A military commander says troops on standby to provide Olympic security will get the best possible accommodation. General Sir Nick Parker wants soldiers to feel valued so they can do their job properly. There were reports of some personnel using showers in local leisure facilities.
Today, Defence Secretary Philip Hammond was given a tour of the facilities in east London. He said:
"This is a sound, solid building and the military enablers who have been here since the beginning of the week have done a fantastic job of installing wi-fi and communications.
They are now building the leisure facilities that the troops will have access to. They have field kitchens in here, there is a 24-hour catering operation running and the guys who are here will be comfortable.
It's basic accommodation but it's the kind of accommodation they will be well used to because of their tours of duty in Afghanistan."
Britain's most senior police officer says using soldiers to help keep the Olympics safe is "no bad thing". Scotland Yard Commissioner Bernard Hogan-Howe said: "It's not a bad solution to have about 11,000 fully trained soldiers under a military command from one of the best armies in the world.
It seems to me that the contingencies will be put in place and we'll all be kept safe... You always have to review these things if the situation changes. But with the guards, G4S are providing guards, the military, the police - taken together, it will be a well-run operation."
The Home Secretary said the issues with G4S supplying enough guards initially looked like "teething problems".
Theresa May said: "They were consistently telling us, up until July 11, that they could produce the number of people required for the Olympic Games [they believed they identified] a temporary problem which was capable of resolution.
"We are constantly monitoring, constantly looking at how they are ensuring that safety and security for the Games so the people who come to these Olympic Games enjoy them."
The Home Secretary says G4S gave assurances it would be able to overcome problems supplying Olympic security staff last month. During a tour of the Olympic Park's security centre Theresa May said:
In early July it was clear that there were some initial problems which G4S said they would resolve. And crucially it was not until July 11 that G4S finally said, 'Actually we can't resolve those initial problems, we won't be able to provide the personnel'... I haven't been at all selective [with the information]. What I've been is absolutely clear with the House of Commons and others about how these things developed.
G4S will be knocked back from outsourcing contracts for Hertfordshire, Bedfordshire and Cambridgeshire Police forces next week.

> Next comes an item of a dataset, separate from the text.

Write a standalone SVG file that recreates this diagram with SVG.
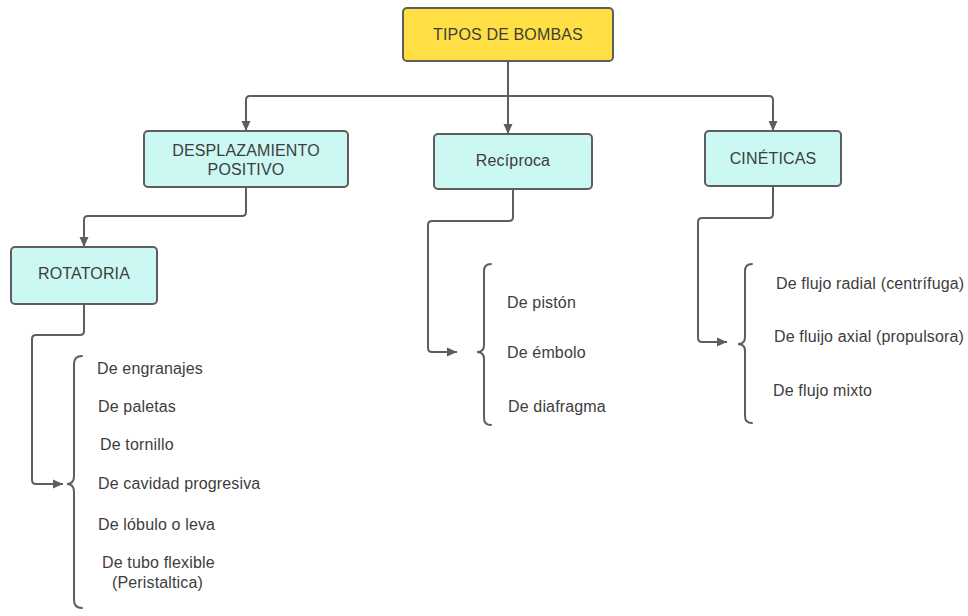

The preference now is to merge IT, HR, payroll and legal departments and take smaller savings. G4S is now seen as an unacceptable risk.
The Olympics could be better off with the military playing a greater role, according to a senior Home Office official. Charles Farr, Head of Security and Counter-terrorism, played down concern about G4S and claimed it could ultimately make the Games more secure.
We've had a last-minute hitch but we've resolved the hitch and one could argue that we've come out of it stronger than we were when we went into it. We've got a really effective armed forces, military component to our venue security operation. G4S have faced a significant problem effectively scheduling, rostering, very large numbers of people to deploy to different venues at different times with different skills.
They have realised that not all of their workforce wanted to work at particular times, not all of them could work at particular times and not all of them had the right qualifications yet available. We first got an inkling that there was a problem with the scheduling system at the end of June. We were told that there was a possible shortfall, a temporary shortfall, and G4S were unable to put precise numbers on it. I asked them to do so and they couldn't.